AI technology enables screening of billions of compounds to identify potential COVID-19 drugs

Research Excellence | Strategy 7: Research Support
Theme: Innovation
New visualization of the Covid-19 virus| Photo by Fusion Medical Animation on Unsplash

Ever wonder how Artificial Intelligence can help in the race to develop COVID-19 drugs? An interdisciplinary research team led by Dr. Art Cherkasov, Professor, UBC Department of Urologic Sciences, and Senior Scientist at the Vancouver Prostate Centre, give us an answer. The team used a machine learning drug discovery platform to screen a library of 40 billion compounds in search of potential inhibitors of SARS-CoV-2, Mpro. Mpro is a key coronavirus enzyme that has an important role in helping the virus survive and reproduce. This makes Mpro an attractive drug target for SARS-CoV-2.  

For nearly three decades, scientists have computationally screened libraries of purchasable molecules to find drug candidates, a process called virtual screening. While the exploration of emerging ultra-large libraries (consisting of billions of compounds) is rapidly becoming a central topic in drug discovery, the computational cost and time are prohibitive for most researchers. The Deep Docking method developed in the Cherkasov Lab uses machine learning to overcome limitations of traditional computational drug discovery by accelerating virtual screening hundreds of folds. The method has already been used successfully to identify Mpro inhibitors from a library of one billion compounds, one of the earliest COVID-19 studies that has raised significant interest worldwide since its publication

Recently, the team has partnered with Nvidia, Dell and UBC Advanced Research Computing (ARC)  to identify potential COVID-19 therapeutics from large libraries. By using Deep Docking in combination with high-performance computing resources, the researchers screened for the first time 40 billion compounds of the REAL Space library from Enamine against the active site of Mpro. “The ultimate goal of Deep Docking is to accelerate the exploration of the growing chemical space for new therapeutics” says Dr.
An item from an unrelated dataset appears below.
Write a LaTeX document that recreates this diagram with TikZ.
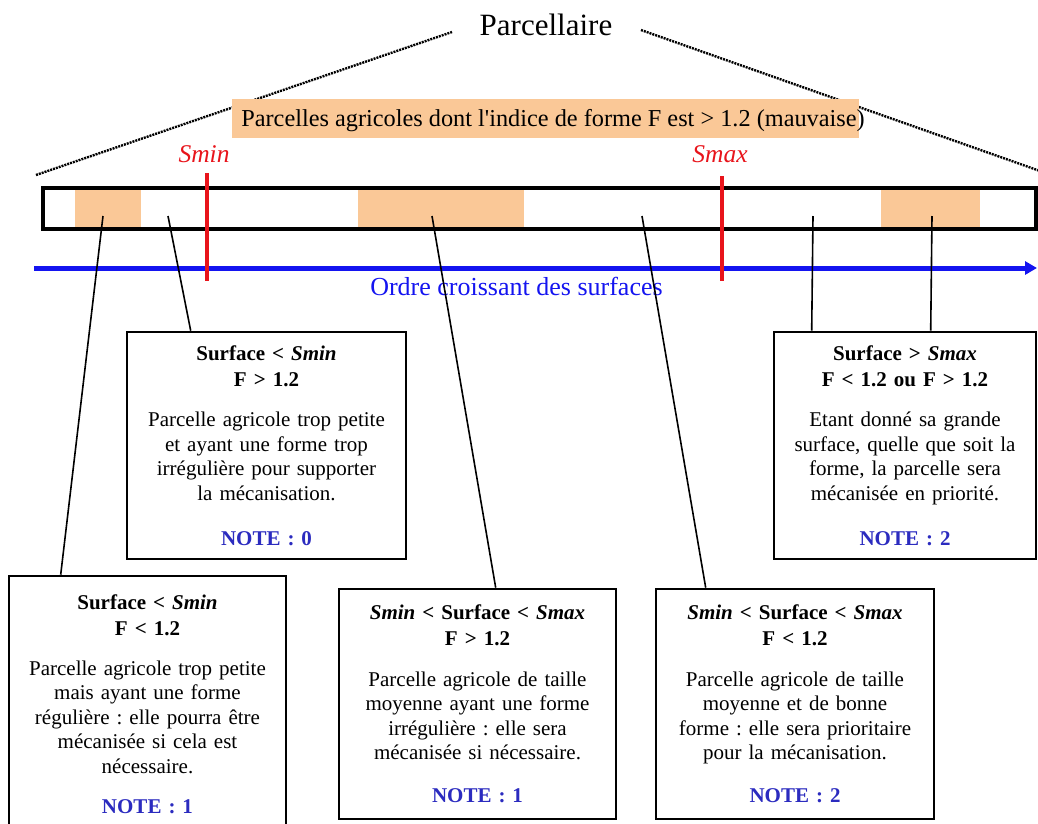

Cherkasov. “Even with a supercomputer, it would take years to screen 40 billion compounds with traditional methods; with Deep Docking we did it in 20 days. It is a paradigm shift.” A series of novel Mpro inhibitors has been already confirmed from this extraordinary large campaign, and the most promising compounds are being evaluated for their inhibition potential in live virus at UBC FINDER

Dr. Art Cherkasov, Professor, UBC Department of Urologic Sciences, and Senior Scientist at the Vancouver Prostate Centre.

Deep Docking has Applications beyond COVID-19

This study is the first-of-its-kind globally, and it is aiming not only to identify much needed scaffolds to develop effective COVID-19 drugs, but also paving the path for the future of drug discovery in the era of ultra-large libraries. “Right now, we are already applying Deep Docking in combination with our established drug discovery pipeline for other COVID-19 and cancer targets. Our next step is to make the program completely automated and accessible to everyone, to truly democratize drug discovery around the world,” says Dr. Cherkasov. 

Through Strategy 7: Research Support, UBC is enhancing digital research infrastructure in many areas of scholarship, through Advanced Research Computing (ARC) resources, technical and scientific support for research data management, data science, and local capacity for health researchers to address data access challenges.